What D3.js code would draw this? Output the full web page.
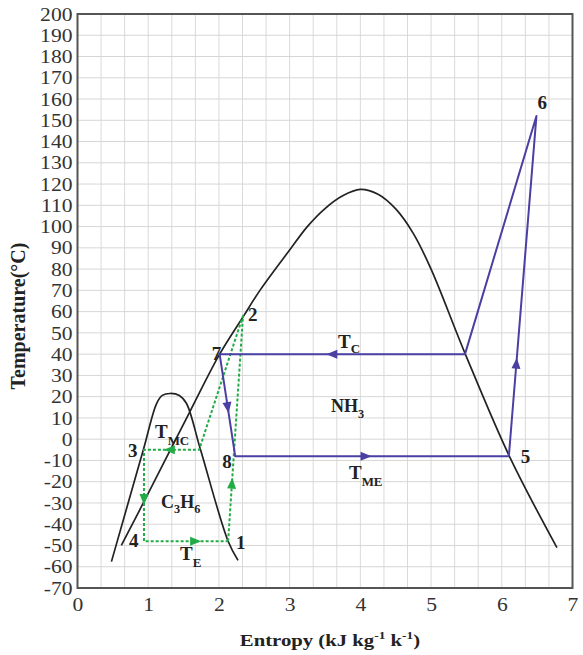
<!DOCTYPE html>
<html><head><meta charset="utf-8">
<script src="https://cdn.jsdelivr.net/npm/d3@7"></script>
<style>
  body{margin:0;background:#fff}
  text{font-family:"Liberation Serif","Times New Roman",serif}
</style>
</head><body>
<svg id="chart" width="583" height="655"></svg>
<script>
// Axis ticks
const xTicks = [0, 1, 2, 3, 4, 5, 6, 7];
const yTicks = d3.range(-70, 201, 10);

// Saturation dome of NH3 (entropy kJ/kg·K, temperature °C)
const nh3DomeS = [0.62, 1.00, 1.59, 2.01, 2.35, 2.58, 3.00, 3.25, 3.50, 3.75, 4.00, 4.25, 4.50, 4.75, 5.00, 5.48, 6.11, 6.78];
const nh3DomeT = [-50, -25.5, 13, 40, 58, 70, 89, 100, 108.5, 114.5, 117.5, 115.2, 108.3, 96.7, 80, 40.4, -8.2, -51];

// Saturation dome of C3H6
const c3h6DomeS = [0.48, 0.93, 1.12, 1.20, 1.31, 1.44, 1.54, 1.74, 2.13, 2.27];
const c3h6DomeT = [-57.6, -5.1, 16.9, 20.6, 21.5, 20.6, 16.9, -5, -48, -57];

// High-temperature NH3 cycle: 5 → 6 → (saturated vapour) → 7 → 8 → 5
const nh3CycleS = [6.10, 6.49, 5.48, 2.01, 2.23, 6.10];
const nh3CycleT = [-8, 152, 40, 40, -8, -8];
const nh3CycleNames = ["5", "6", "", "7", "8", ""];

// Low-temperature C3H6 cycle: 1 → 2 → (saturated vapour) → 3 → 4 → 1
const c3h6CycleS = [2.13, 2.34, 1.72, 0.94, 0.94, 2.13];
const c3h6CycleT = [-48, 58, -5, -5, -48, -48];
const c3h6CycleNames = ["1", "2", "", "3", "4", ""];

// Flow-direction arrows: [segment index, fraction along segment]
const nh3Arrows = [[0, 0.275], [2, 0.545], [3, 0.53], [4, 0.48]];
const c3h6Arrows = [[0, 0.26], [2, 0.55], [3, 0.55], [4, 0.62]];

const svg = d3.select("#chart");
const plotL = 77.5, plotR = 572.5, plotT = 14, plotB = 588;
const x = d3.scaleLinear().domain([0, 7]).range([plotL, plotR]);
const y = d3.scaleLinear().domain([-70, 200]).range([plotB, plotT]);

const blue = "#4a3fa2", green = "#22ac46", black = "#222";

// Grid
const grid = svg.append("g");
grid.selectAll("line.v").data(d3.range(1, 21).map(i => i / 3)).join("line")
  .attr("class", "v")
  .attr("x1", d => x(d)).attr("x2", d => x(d)).attr("y1", plotT).attr("y2", plotB)
  .attr("stroke", "#dadada").attr("stroke-width", 1);
grid.selectAll("line.h").data(yTicks.slice(1, -1)).join("line")
  .attr("class", "h")
  .attr("y1", d => y(d)).attr("y2", d => y(d)).attr("x1", plotL).attr("x2", plotR)
  .attr("stroke", "#d6d6d6").attr("stroke-width", 1);

// Axes
const xAxis = d3.axisBottom(x).tickValues(xTicks).tickSize(0).tickPadding(10).tickFormat(d => String(d));
const yAxis = d3.axisLeft(y).tickValues(yTicks).tickSize(0).tickPadding(5).tickFormat(d => String(d));
const gx = svg.append("g").attr("transform", `translate(0,${plotB})`).call(xAxis);
const gy = svg.append("g").attr("transform", `translate(${plotL},0)`).call(yAxis);
[gx, gy].forEach(g => {
  g.select(".domain").remove();
  g.selectAll("text").attr("font-family", "Liberation Serif, serif").attr("font-size", 18)
    .attr("fill", "#333").attr("transform", "scale(1.2,1)");
});
gy.selectAll("text").attr("dy", "0.34em").attr("x", -5 / 1.2);

// Frame
svg.append("rect").attr("x", plotL).attr("y", plotT).attr("width", plotR - plotL).attr("height", plotB - plotT)
  .attr("fill", "none").attr("stroke", "#555").attr("stroke-width", 2);

// Axis titles
const xt = svg.append("text").attr("transform", `translate(${(plotL + plotR) / 2 + 5},646) scale(1.22,1)`)
  .attr("text-anchor", "middle").attr("font-size", 17).attr("font-weight", "bold").attr("fill", "#222");
xt.append("tspan").text("Entropy (kJ kg");
xt.append("tspan").attr("dy", -7).attr("font-size", 11).text("-1");
xt.append("tspan").attr("dy", 7).text(" k");
xt.append("tspan").attr("dy", -7).attr("font-size", 11).text("-1");
xt.append("tspan").attr("dy", 7).text(")");

svg.append("text").attr("transform", "translate(25,316) rotate(-90)")
  .attr("text-anchor", "middle").attr("font-size", 20).attr("font-weight", "bold").attr("fill", "#222")
  .text("Temperature(°C)");

// Domes
const domeLine = d3.line().x(d => x(d[0])).y(d => y(d[1])).curve(d3.curveCatmullRom.alpha(0.5));
svg.append("path").attr("d", domeLine(d3.zip(nh3DomeS, nh3DomeT)))
  .attr("fill", "none").attr("stroke", black).attr("stroke-width", 1.7);
svg.append("path").attr("d", domeLine(d3.zip(c3h6DomeS, c3h6DomeT)))
  .attr("fill", "none").attr("stroke", black).attr("stroke-width", 1.7);

// Cycles
const cycLine = d3.line().x(d => x(d[0])).y(d => y(d[1]));
function drawCycle(S, T, arrows, color, dash) {
  const pts = d3.zip(S, T);
  svg.append("path").attr("d", cycLine(pts)).attr("fill", "none")
    .attr("stroke", color).attr("stroke-width", 2).attr("stroke-dasharray", dash)
    .attr("stroke-linejoin", "round");
  arrows.forEach(([i, f]) => {
    const x0 = x(pts[i][0]), y0 = y(pts[i][1]), x1 = x(pts[i + 1][0]), y1 = y(pts[i + 1][1]);
    const cx = x0 + (x1 - x0) * f, cy = y0 + (y1 - y0) * f;
    const ang = Math.atan2(y1 - y0, x1 - x0) * 180 / Math.PI;
    svg.append("path").attr("d", "M5,0 L-6,-4.5 L-6,4.5 Z").attr("fill", color)
      .attr("transform", `translate(${cx},${cy}) rotate(${ang})`);
  });
}
drawCycle(c3h6CycleS, c3h6CycleT, c3h6Arrows, green, "3,2");
drawCycle(nh3CycleS, nh3CycleT, nh3Arrows, blue, null);

// State point numbers
const labelOffsets = {
  "1": [8, 8], "2": [5, 5], "3": [-16, 7], "4": [-15, 6],
  "5": [12, 7], "6": [1, -7], "7": [-8, 6], "8": [-13, 12]
};
function pointLabels(S, T, names) {
  names.forEach((n, i) => {
    if (!n) return;
    const [dx, dy] = labelOffsets[n];
    svg.append("text").attr("x", x(S[i]) + dx).attr("y", y(T[i]) + dy)
      .attr("font-size", 19).attr("font-weight", "bold").attr("fill", "#222").text(n);
  });
}
pointLabels(c3h6CycleS, c3h6CycleT, c3h6CycleNames);
pointLabels(nh3CycleS, nh3CycleT, nh3CycleNames);

// Annotations with subscripts
function subText(px, py, main, sub, size, drop) {
  const t = svg.append("text").attr("x", px).attr("y", py)
    .attr("font-size", size).attr("font-weight", "bold").attr("fill", "#222");
  main.forEach((m, i) => {
    t.append("tspan").attr("dy", i === 0 ? 0 : -drop).attr("font-size", size).text(m);
    if (sub[i]) t.append("tspan").attr("dy", drop).attr("font-size", size * 0.68).text(sub[i]);
  });
}
subText(338, 348, ["T"], ["C"], 19, 5);
subText(331, 412, ["NH"], ["3"], 18, 6);
subText(349, 479, ["T"], ["ME"], 19, 7);
subText(155, 438, ["T"], ["MC"], 19, 7);
subText(161, 508, ["C", "H"], ["3", "6"], 18, 5);
subText(180, 560, ["T"], ["E"], 19, 7);
</script>
</body></html>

- - - -

Set down again, exactly, the lines of the material above from its first line to the one with "const yTicks = d3.range(-70, 201, 10);", inclusive. Leave the pictures out.

Finished exercise -
What D3.js code would draw this? Output the full web page.
<!DOCTYPE html>
<html><head><meta charset="utf-8">
<script src="https://cdn.jsdelivr.net/npm/d3@7"></script>
<style>
  body{margin:0;background:#fff}
  text{font-family:"Liberation Serif","Times New Roman",serif}
</style>
</head><body>
<svg id="chart" width="583" height="655"></svg>
<script>
// Axis ticks
const xTicks = [0, 1, 2, 3, 4, 5, 6, 7];
const yTicks = d3.range(-70, 201, 10);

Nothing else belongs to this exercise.